The numerous other rulings on pleading and evidence need not be here reviewed in detail. A few principles, mostly admitted in briefs, will furnish some guide to the trial court, if the case comes to another trial.
The knowledge of Hammond, the agent of the insurer, who took the application for the policy, that he personally held a mortgage on the car, was not notice to the insurer. Such knowledge by Hammond did not constitute a waiver of the warranty against mortgages. Riverside Development Co. v. Hartford Ins. Co., 105 Miss. 184, 62 So. 169, Ann. Cas. 1916D, 1274; 22 Cyc. 1435.
However, knowledge of the existence of the Hammond mortgage, acquired by the adjuster soon after the fire, and communicated to the home office, followed by the telegram to the attorneys at Birmingham agreeing to pay the loss, was a waiver of the breach of the warranty against incumbrances. It is admitted this telegram was in response to a notice from plaintiff touching negotiations to purchase Hammond's interest in the policy and the car. Georgia Home Ins. Co. v. Allen, 128 Ala. 451, 30 So. 537. This telegram, however, was not an agreement to pay as for a total loss.
The issue raised as to the use of the car for business purposes is not so presented at this time as to call for decision. The schedule of warranties should be construed in connection with the conditions set out earlier in the policy, especially exclusion No. 8.
The chief controversy in the case arises over the question of partial or total loss. In this connection the handling of the damaged car after the fire becomes material.
If Jackson, the insured, soon after the fire, turned over the damaged car to Hammond, as mortgagee, and shortly thereafter the adjuster of the insurer inspected the car and ordered Hammond, as agent of the insurer, to store the car, thereby assuming dominion over the car and causing storage charges to accrue against it, what then? The insurer had the option to repair the car on giving 30 days' notice. This notice was not given and no repairs ever made. It follows, in such event, that, if the car remained under the control of the insurer in storage to the time suit was brought, without offer to return it to the owner, the plaintiff had the election to treat such act as a conversion, and sue in trover or case, or waive the tort and sue in assumpsit in connection with counts on the policy. In that event the aggregate amount of recovery would be the cash value of the car immediately before the fire, less any damage from removal of parts or otherwise between the date of the fire and the date of conversion. The insurer would lose the right to insist on paying the cost of repairs which by its own act it had failed to do or allow to be done.

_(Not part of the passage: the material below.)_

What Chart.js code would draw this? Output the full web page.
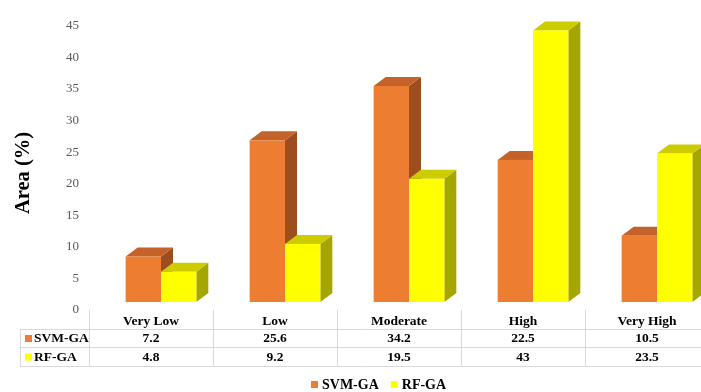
<!DOCTYPE html>
<html>
<head>
<meta charset="utf-8">
<script src="https://cdn.jsdelivr.net/npm/chart.js@4.4.1/dist/chart.umd.min.js"></script>
<style>
  html, body { margin: 0; padding: 0; background: #fff; overflow: hidden; width: 701px; height: 392px; }
  canvas { display: block; }
</style>
</head>
<body>
<canvas id="chart" width="712" height="392"></canvas>
<script>
// Susceptibility classes and the share of area (%) in each, per model
const categories = ['Very Low', 'Low', 'Moderate', 'High', 'Very High'];
const svmGA = [7.2, 25.6, 34.2, 22.5, 10.5];
const rfGA = [4.8, 9.2, 19.5, 43, 23.5];
const seriesNames = ['SVM-GA', 'RF-GA'];
const yMax = 45;
const yStep = 5;

const SERIF = "'Liberation Serif', 'Times New Roman', serif";

// Face colours for the extruded bars: front, top, right side
const faces = [
  { front: '#ED7D31', top: '#C4622B', side: '#9E4D1E' },
  { front: '#FFFF00', top: '#CCCC00', side: '#A6A600' }
];

// Oblique projection used for the bar depth
const depth = { dx: 12, dy: 9, shift: 10 };

function poly(ctx, pts, color) {
  ctx.beginPath();
  ctx.moveTo(pts[0][0], pts[0][1]);
  for (let i = 1; i < pts.length; i++) ctx.lineTo(pts[i][0], pts[i][1]);
  ctx.closePath();
  ctx.fillStyle = color;
  ctx.fill();
}

// Draws each bar as a box (front, top and side faces) from the bar element geometry
const bars3d = {
  id: 'bars3d',
  beforeDatasetsDraw(chart) {
    const ctx = chart.ctx;
    const metas = chart.data.datasets.map((d, i) => chart.getDatasetMeta(i));
    ctx.save();
    for (let j = 0; j < categories.length; j++) {
      metas.forEach((meta, i) => {
        const el = meta.data[j];
        const f = faces[i];
        const x0 = el.x - el.width / 2 + depth.shift;
        const x1 = el.x + el.width / 2 + depth.shift;
        const yt = el.y, yb = el.base;
        const { dx, dy } = depth;
        poly(ctx, [[x1, yb], [x1 + dx, yb - dy], [x1 + dx, yt - dy], [x1, yt]], f.side);
        poly(ctx, [[x0, yt], [x1, yt], [x1 + dx, yt - dy], [x0 + dx, yt - dy]], f.top);
        ctx.fillStyle = f.front;
        ctx.fillRect(x0, yt, x1 - x0, yb - yt);
      });
    }
    ctx.restore();
    return false;
  }
};

// Axis title, data table under the plot and the bottom legend
const decorations = {
  id: 'decorations',
  afterDraw(chart) {
    const ctx = chart.ctx;
    const xs = chart.scales.x;
    const area = chart.chartArea;
    const colW = (area.right - area.left) / categories.length;
    const rows = [svmGA, rfGA];

    ctx.save();

    // y-axis title
    ctx.translate(24, 173);
    ctx.rotate(-Math.PI / 2);
    ctx.font = 'bold 20.5px ' + SERIF;
    ctx.fillStyle = '#000';
    ctx.textAlign = 'center';
    ctx.textBaseline = 'middle';
    ctx.fillText('Area (%)', 0, 0);
    ctx.setTransform(1, 0, 0, 1, 0, 0);

    // table grid
    const tTop = 310, hLine = 329, rLine = 347, tBottom = 366, tLeft = 20;
    ctx.strokeStyle = '#D9D9D9';
    ctx.lineWidth = 1;
    ctx.beginPath();
    for (let i = 0; i <= categories.length; i++) {
      const x = Math.round(area.left + i * colW) + 0.5;
      ctx.moveTo(x, tTop);
      ctx.lineTo(x, tBottom);
    }
    ctx.moveTo(tLeft + 0.5, hLine);
    ctx.lineTo(tLeft + 0.5, tBottom);
    [hLine, rLine, tBottom].forEach(y => {
      ctx.moveTo(tLeft, y + 0.5);
      ctx.lineTo(area.right + 10, y + 0.5);
    });
    ctx.stroke();

    // header row and values
    ctx.fillStyle = '#000';
    ctx.textAlign = 'center';
    ctx.textBaseline = 'middle';
    ctx.font = 'bold 13.5px ' + SERIF;
    const rowY = [339, 357.5];
    categories.forEach((c, j) => {
      const cx = xs.getPixelForValue(j);
      ctx.fillText(c, cx, 322);
      rows.forEach((r, i) => ctx.fillText(String(r[j]), cx, rowY[i]));
    });

    // row keys
    ctx.textAlign = 'left';
    seriesNames.forEach((n, i) => {
      ctx.fillStyle = faces[i].front;
      ctx.fillRect(25, rowY[i] - 4, 7, 7);
      ctx.fillStyle = '#000';
      ctx.fillText(n, 34, rowY[i]);
    });

    // bottom legend
    ctx.font = 'bold 14px ' + SERIF;
    let lx = 311;
    seriesNames.forEach((n, i) => {
      ctx.fillStyle = faces[i].front;
      ctx.fillRect(lx, 381, 7, 7);
      ctx.fillStyle = '#000';
      ctx.fillText(n, lx + 11, 385);
      lx += 11 + ctx.measureText(n).width + 12;
    });

    ctx.restore();
  }
};

new Chart(document.getElementById('chart'), {
  type: 'bar',
  data: {
    labels: categories,
    datasets: [
      { label: seriesNames[0], data: svmGA, backgroundColor: faces[0].front },
      { label: seriesNames[1], data: rfGA, backgroundColor: faces[1].front }
    ]
  },
  options: {
    responsive: false,
    animation: false,
    devicePixelRatio: 1,
    layout: { padding: { left: 0, top: 14, right: 3, bottom: 90 } },
    datasets: { bar: { barPercentage: 1, categoryPercentage: 0.57 } },
    plugins: { legend: { display: false }, tooltip: { enabled: false } },
    scales: {
      x: { display: false },
      y: {
        min: 0,
        max: yMax,
        afterFit(scale) { scale.width = 89; },
        grid: { display: false, drawTicks: false },
        border: { display: false },
        ticks: {
          stepSize: yStep,
          padding: 10,
          labelOffset: 8,
          color: '#595959',
          font: { family: SERIF, size: 13 }
        }
      }
    }
  },
  plugins: [bars3d, decorations]
});
</script>
</body>
</html>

On the other hand, if the adjuster, knowing Hammond's interest in the car as mortgagee, or as representative of Jackson, the insured, merely advised him in the interest of all parties to shelter the car pending proof of loss and adjustment, and thereupon Hammond, having such control of the car, put it in storage and it so remained, this plaintiff took the car under the assignments from Jackson and Hammond cum onere. In this event plaintiff could only recover the value of the car immediately before the fire, less its salvage value after the fire, or, if capable of being rebuilt with parts of like material and quality, then the reasonable cost of such repairs. All this is subject to the finding whether there was an agreement binding on the insurer, after notice of all the facts, to pay as for a total loss.
The judgment awarding a new trial is affirmed.
ANDERSON, C. J., and SOMERVILLE and THOMAS, JJ., concur.